Stocks in Asia traded mixed Wednesday afternoon following an overnight inversion of a closely watched US Treasury yield curve to its worst level in more than a decade.
Mainland Chinese stocks slipped by the afternoon, with the Shanghai composite declining 0.33% and the Shenzhen component down 0.39%. The Shenzhen composite shed 0.231%. Hong Kong’s Hang Seng index was slightly higher.
Elsewhere, the Nikkei 225 in Japan traded 0.16% higher while the Topix rose fractionally. South Korea’s Kospi added 0.61%.
With both countries remaining locked in a diplomatic spat, Japan officially removed South Korea from a list of preferred trading partners on Wednesday.
In Australia, the S&P/ASX 200 traded 0.36% higher.
Overall, the MSCI Asia ex-Japan index edged up 0.07%.
Investors watched for movements in U.S. Treasurys on Wednesday, after the spread between the 10-year Treasury yield and the 2-year rate fell to negative 5 basis points on Tuesday — its lowest level since 2007. The phenomenon, known as a yield curve inversion, has historically preceded a recession.
The inversion continued into the afternoon of Asian trading hours on Wednesday, with the yield on the 10-year Treasury note last at 1.4844% versus a rate of 1.522% for the 2-year Treasury note.
“The escalation in China-US trade war last week will prompt safe haven demand for an extended period with any deal looking increasingly elusive. Moreover, scope for further escalation as the tariff deadlines hit will weigh on sentiment,” analysts at Singapore’s DBS Bank wrote in a note. “In a world where yield is scarce, there appears to be no alternative to US Treasuries.”
US-China trade war
Hu Xijin, editor-in-chief at Chinese state-run newspaper The Global Times, said in a tweet Tuesday that China is “not putting so much emphasis on trade talks,” adding that it’s “more and more difficult” for Washington to press Beijing to make concessions as the Chinese economy is becoming increasingly driven by domestic growth.
On Tuesday, China announced measures aimed at raising consumption, including a potential removal of restrictions on car purchases.
“We really need to resolve this issue pretty soon,” Shane Oliver, head of investment strategy and chief economist at AMP Capital Investors, told CNBC’s “Street Signs” on Wednesday.

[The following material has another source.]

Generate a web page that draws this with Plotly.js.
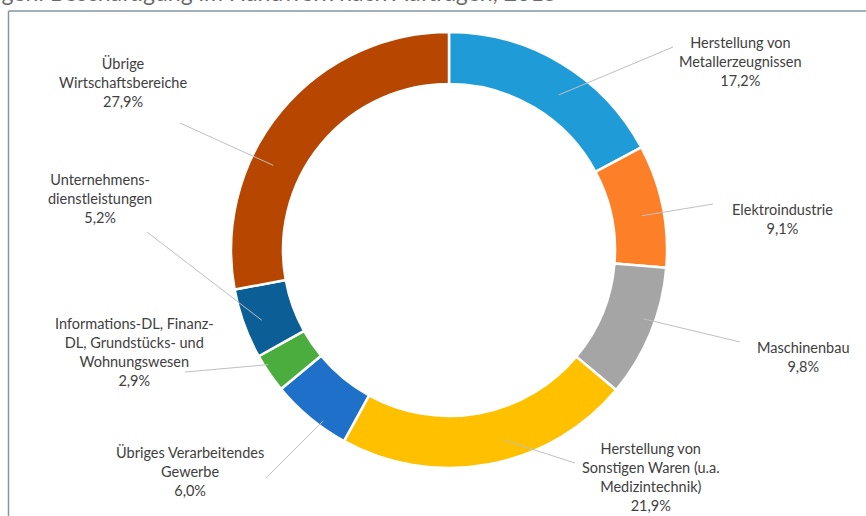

The impact is felt by companies in terms of the uncertainty and supply chain dislocation caused by the tariffs, Oliver said, with U.S. business confidence and investment seeing a “quite clear decline” from around the middle of last year when the trade war “really started to ramp up.”
“That impact’s (global), it’s obviously impacted the Chinese economy, it’s impacting Germany, and it really needs to be brought under control ... fairly soon if ... President Trump wants to get himself reelected next year because historically, U.S. Presidents don’t get reelected if there is a recession and rising unemployment in the period before the election,” he said.
Currencies and oil
The U.S. dollar index, which tracks the greenback against a basket of its peers, was at 98.083, still off highs above 98.4 seen last week.
The Japanese yen traded at 105.83 against the dollar after touching highs around 105.6 yesterday, while the Australian dollar was at $0.6738 after slipping from levels above $0.676 in the previous session.
Oil prices rose in the afternoon of Asian trading hours, with international benchmark Brent crude futures adding 0.72% to $59.94 per barrel and U.S. crude futures gaining 1.02% to $55.49 per barrel.